A packed crowd of almost 10,000 watched the game, which left half of the town empty. Maloof can thank Wayne Cooper, the Kings' Vice President of basketball operations who's also in charge of preseason scheduling, for scheduling a game in Reno again for the first time since 1996.

"I know we have a lot of fans here," said Cooper, who played 14 years in the NBA. "We have three different home games. So we go out and find different venues. We want to reward the fans who can't a ticket to a home game in the regular season. Reno's the best kept secret."
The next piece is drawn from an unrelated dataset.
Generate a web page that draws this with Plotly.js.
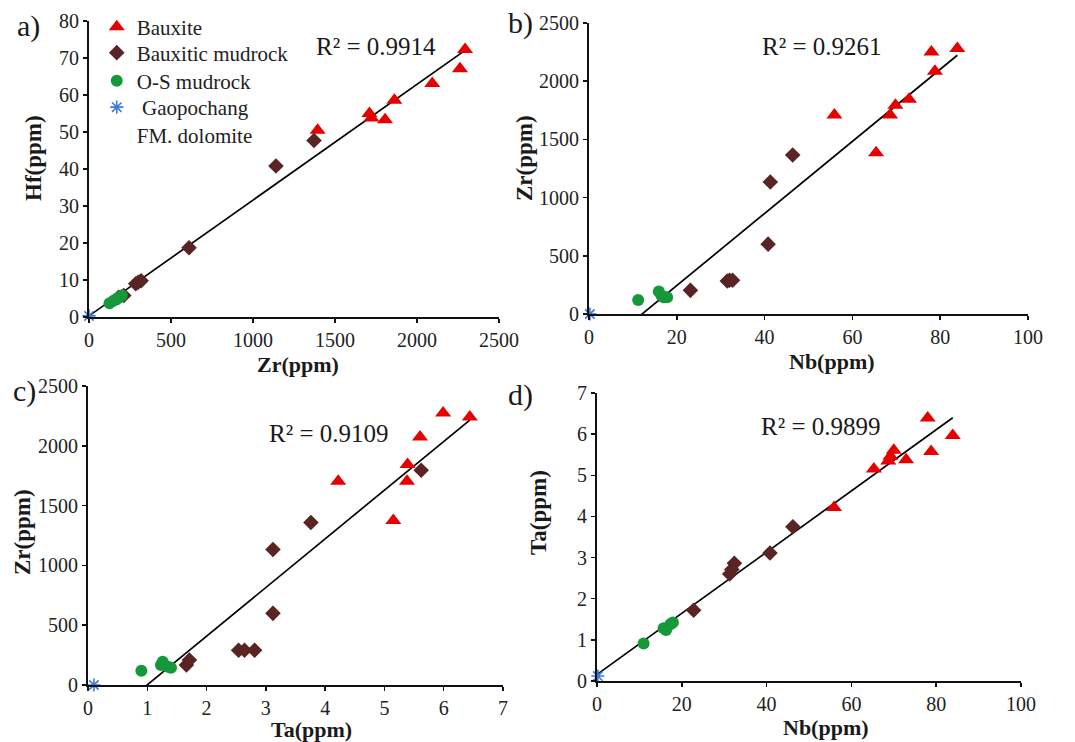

The Kings have played games in Stockton and Davis, two markets near Sacramento with residents that have as good a chance to get tickets to a regular season game than 99.45 percent of Sacramento residents do. The Kings have had close to 130 straight sell outs the past few years. The year Gavin Maloof and his brother, Jeff, took over things in Sacramento, Arco Arena only had two sellouts.

Cooper said there are only 1,500 tickets left for the Thursday night game at Lawlor. But if you think you can hold off and just get some season tickets for Kings' games in the future, think again. There is a five year waiting list for season tickets and the Kings don't offer six-pack or weekend packages anymore. I guess Sacramento has gotten too good, which would've been an unbelievable statement 10 years ago, when we were under the direction of the 'other' President Bush.

"We've come a long way in the last four years. We have everything but Shaq," Gavin said. "Reno is the perfect environment for the Kings and our organization. This gives us an opportunity to showcase our players. We hope to come back here many times in the future. It's a treat to be here. We love this city, we love this area."

Gavin forgot to mention, "I love this area, I love the Caranos. I hate Bend."